Выбрать главу

Поэтому, хотя некоторые идеи в том виде, как они сформулированы в «Рабочем», отчасти обусловлены историческими обстоятельствами, которые, по крайней мере в том, что касается «Запада» (в политическом смысле), значительно отличаются от современных, многие из указанных в нем ориентиров ничуть не утратили своей ценности; или, если угодно, могут пригодиться «на всякий случай» как возможный путь для развития расы нашей планеты в грядущие времена.

Гештальт «Рабочего»

Лицо и границы буржуазного общества

Юнгер начинает свою книгу с анализа эпохи третьего сословия, то есть буржуазии, выявляет мнимый характер ее господства, указывает на кризис созданного ею общества и ее основополагающих идей, а затем переходит к описанию нового гештальта человека, который он намеревается показать «как действующую величину [в математическом смысле], отныне властно вторгшуюся в историю и непосредственно определяющую структуры преображенного мира». Поэтому здесь следует говорить не столько о «новых идеях или новой системе, сколько о новой реальности», которую способен уловить беспристрастный взгляд и чей глубоко революционный характер обусловлен самим фактом ее существования. Одной из наиболее существенных черт, присущих стилю, названному им «героическим реализмом», Юнгер считает способность к распознанию «нового» непосредственно в экзистенциальных понятиях чистой реальности путем отказа от всякого оценивания и активной адаптации к этому «новому».

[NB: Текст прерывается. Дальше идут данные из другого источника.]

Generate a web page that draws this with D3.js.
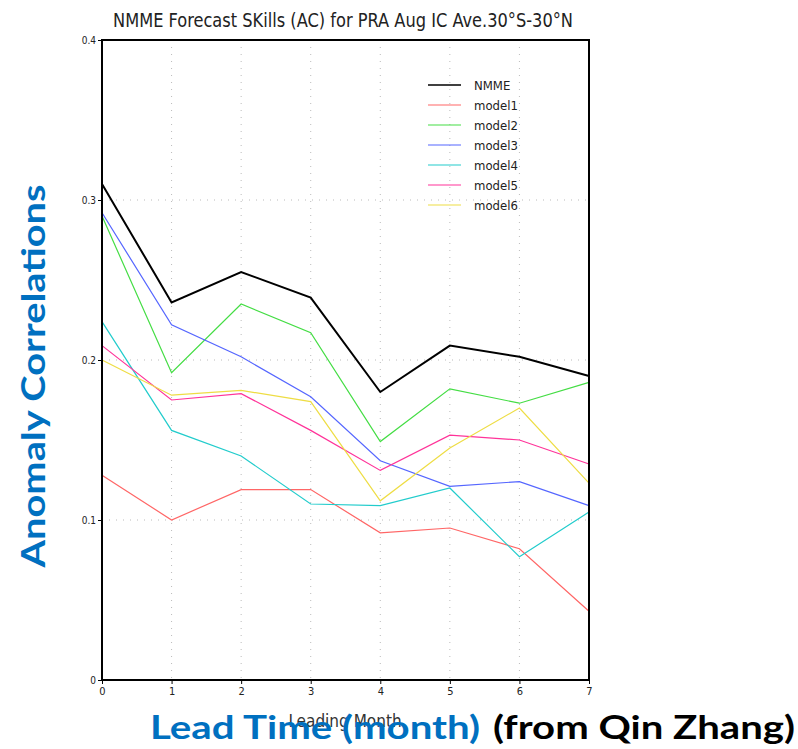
<!DOCTYPE html>
<html>
<head>
<meta charset="utf-8">
<script src="https://cdn.jsdelivr.net/npm/d3@7"></script>
<style>
  body { margin: 0; background: #fff; }
  svg { display: block; }
</style>
</head>
<body>
<div id="chart"></div>
<script>
const WIDTH = 798
const HEIGHT = 749
const NARROW = '"Liberation Sans Narrow", "DejaVu Sans Condensed", "Liberation Sans", sans-serif'
const SLIDE = 'Lato, "Open Sans", "Noto Sans", sans-serif'

// lead months and the y ticks
const leadMonths = [0, 1, 2, 3, 4, 5, 6, 7]
const yTicks = [0, 0.1, 0.2, 0.3, 0.4]
const yTickLabels = ['0', '0.1', '0.2', '0.3', '0.4']

// anomaly correlation per lead month
const nmme = [0.310, 0.236, 0.255, 0.239, 0.180, 0.209, 0.202, 0.190]
const model1 = [0.128, 0.100, 0.119, 0.119, 0.092, 0.095, 0.082, 0.043]
const model2 = [0.290, 0.192, 0.235, 0.217, 0.149, 0.182, 0.173, 0.186]
const model3 = [0.292, 0.222, 0.202, 0.177, 0.137, 0.121, 0.124, 0.109]
const model4 = [0.224, 0.156, 0.140, 0.110, 0.109, 0.120, 0.077, 0.105]
const model5 = [0.209, 0.175, 0.179, 0.156, 0.131, 0.153, 0.150, 0.135]
const model6 = [0.200, 0.178, 0.181, 0.174, 0.112, 0.145, 0.170, 0.123]

const seriesNames = ['NMME', 'model1', 'model2', 'model3', 'model4', 'model5', 'model6']
const seriesValues = [nmme, model1, model2, model3, model4, model5, model6]
const seriesColors = ['#000000', '#ff6666', '#44dd44', '#5566ff', '#22cccc', '#ff3399', '#eedd44']

const svg = d3.select('#chart').append('svg')
  .attr('width', WIDTH)
  .attr('height', HEIGHT)

const x = d3.scaleLinear().domain([0, 7]).range([102, 589])
const y = d3.scaleLinear().domain([0, 0.4]).range([680, 40])

// dotted grid
svg.append('g')
  .selectAll('line')
  .data(leadMonths.slice(1, 7))
  .enter().append('line')
  .attr('x1', d => x(d)).attr('x2', d => x(d))
  .attr('y1', y(0.4)).attr('y2', y(0))
  .attr('stroke', '#bbb')
  .attr('stroke-width', 1)
  .attr('stroke-dasharray', '1,6')

svg.append('g')
  .selectAll('line')
  .data(yTicks.slice(1, 4))
  .enter().append('line')
  .attr('x1', x(0)).attr('x2', x(7))
  .attr('y1', d => y(d)).attr('y2', d => y(d))
  .attr('stroke', '#bbb')
  .attr('stroke-width', 1)
  .attr('stroke-dasharray', '1,6')

// axes
const xAxis = svg.append('g')
  .attr('transform', 'translate(0,' + y(0) + ')')
  .call(d3.axisBottom(x).tickValues(leadMonths).tickFormat(d3.format('d')).tickSize(4).tickPadding(3))
xAxis.select('.domain').remove()
xAxis.selectAll('text')
  .attr('font-family', NARROW)
  .attr('font-size', 11)
  .attr('fill', '#222')

const yAxis = svg.append('g')
  .attr('transform', 'translate(' + x(0) + ',0)')
  .call(d3.axisLeft(y).tickValues(yTicks).tickFormat((d, i) => yTickLabels[i]).tickSize(4).tickPadding(2))
yAxis.select('.domain').remove()
yAxis.selectAll('text')
  .attr('font-family', NARROW)
  .attr('font-size', 10)
  .attr('fill', '#222')

// series lines
const line = d3.line()
  .x((d, i) => x(leadMonths[i]))
  .y(d => y(d))

svg.append('g')
  .selectAll('path')
  .data(seriesValues)
  .enter().append('path')
  .attr('d', d => line(d))
  .attr('fill', 'none')
  .attr('stroke', (d, i) => seriesColors[i])
  .attr('stroke-width', (d, i) => i === 0 ? 2 : 1.2)

// frame
svg.append('rect')
  .attr('x', x(0)).attr('y', y(0.4))
  .attr('width', x(7) - x(0)).attr('height', y(0) - y(0.4))
  .attr('fill', 'none')
  .attr('stroke', '#000')
  .attr('stroke-width', 2)

// legend
const legend = svg.append('g')
  .selectAll('g')
  .data(seriesNames)
  .enter().append('g')
  .attr('transform', (d, i) => 'translate(428,' + (85 + i * 20) + ')')

legend.append('line')
  .attr('x1', 0).attr('x2', 33)
  .attr('stroke', (d, i) => seriesColors[i])
  .attr('stroke-width', (d, i) => i === 0 ? 1.5 : 1.2)

legend.append('text')
  .text(d => d)
  .attr('x', 46)
  .attr('y', 5)
  .attr('font-family', NARROW)
  .attr('font-size', 13)
  .attr('fill', '#222')

// title
svg.append('text')
  .text('NMME Forecast SKills (AC) for PRA  Aug IC Ave.30°S-30°N')
  .attr('x', 113)
  .attr('y', 27)
  .attr('textLength', 460)
  .attr('lengthAdjust', 'spacingAndGlyphs')
  .attr('font-family', NARROW)
  .attr('font-size', 20)
  .attr('fill', '#222')

// original axis title
svg.append('text')
  .text('Leading Month')
  .attr('x', 345)
  .attr('y', 727)
  .attr('text-anchor', 'middle')
  .attr('font-family', NARROW)
  .attr('font-size', 17)
  .attr('fill', '#333')

// overlaid slide labels
svg.append('text')
  .text('Lead Time (month)')
  .attr('x', 150)
  .attr('y', 739)
  .attr('textLength', 330)
  .attr('lengthAdjust', 'spacingAndGlyphs')
  .attr('font-family', SLIDE)
  .attr('font-weight', 'bold')
  .attr('font-size', 33)
  .attr('fill', '#0070c0')

svg.append('text')
  .text('(from Qin Zhang)')
  .attr('x', 493)
  .attr('y', 739)
  .attr('textLength', 302)
  .attr('lengthAdjust', 'spacingAndGlyphs')
  .attr('font-family', SLIDE)
  .attr('font-weight', 'bold')
  .attr('font-size', 33)
  .attr('fill', '#000')

svg.append('text')
  .text('Anomaly Correlations')
  .attr('transform', 'translate(45,376) rotate(-90)')
  .attr('text-anchor', 'middle')
  .attr('textLength', 383)
  .attr('lengthAdjust', 'spacingAndGlyphs')
  .attr('font-family', SLIDE)
  .attr('font-weight', 'bold')
  .attr('font-size', 33)
  .attr('fill', '#0070c0')
</script>
</body>
</html>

Он определяет эпоху третьего сословия как мир искусственных и шатких надстроек, господство которых, однако, «так и не смогло затронуть то глубинное ядро, от которого зависят сила и полнота жизни во всех ее проявлениях». В эту эпоху «повсюду, где мысль достигала наибольшей глубины и отваги, чувство — наибольшей жизненной остроты, удар — наибольшей беспощадности, можно легко распознать бунт против ценностей, поднятых на щит разумом, возвестившим о своей независимости»; то есть против ценностей, рожденных верой в разум, восторжествовавшей с пришествием третьего сословия, предвестником которой был театрализованный якобинский культ Богини Разума, воплотивший на практике абстрактные экзерсисы энциклопедистов. Поэтому «носители той прямой ответственности, которую называют гениальностью, никогда прежде не были столь одиноки, никогда прежде их творчество и деятельность не были столько провальными, и никогда прежде не была столь скудна пища для вольного развития героя. Корням приходилось пробиваться вглубь иссушенной почвы, чтобы достичь источников, в которых скрыто магическое единство крови и духа, придающее слову неотразимость». «Поэтому это время изобиловало великими сердцами, последним протестом которых становился отказ от самих себя; изобиловало высокими умами, которым казался желанным покой мира теней <…>, богато битвами, где кровь, а не дух, доказывала себя в победах и поражениях». «Честь и слава павшим, раздавленным жестоким одиночеством любви и познания или срезанным сталью на высотах, опаленных пламенем битвы!» — говорит Юнгер.

Основной чертой буржуазного мира является особое понятие свободы как абстрактной, общей, индивидуалистической свободы, «как самодостаточной формы, лишенной всякого содержания и приложимой к любой величине». Подобное понимание прямо противоположно идее — к которой неизбежно придется вернуться, — гласящей, что «свобода, которой располагает сила, прямо пропорциональна величине стоящей перед ней задачи, а объем доступной свободы определяется мерой ответственности, которая придает ей смысл и законность». Буржуа знакома только «свобода от», но не «свобода для» (известное разделение, проведённое уже Ницше); ему неведом мир, где «высшие формы свободы возникают только тогда, когда сама свобода пропитывается сознанием того, что она является лишь ленным владением»; он не знает, что «послушание есть искусство слушать, а порядок — готовность повиноваться слову, приказу, который, подобно молнии, пронзает от вершины до самых корней»; ему не знакомы такие ситуации, в которых «вождь узнается по тому, что он есть первый слуга, первый солдат, первый рабочий»; наконец, он не в состоянии понять, что «предельной силы достигают только тогда, когда исчезают сомнения в том, кто должен приказывать, а кто — повиноваться».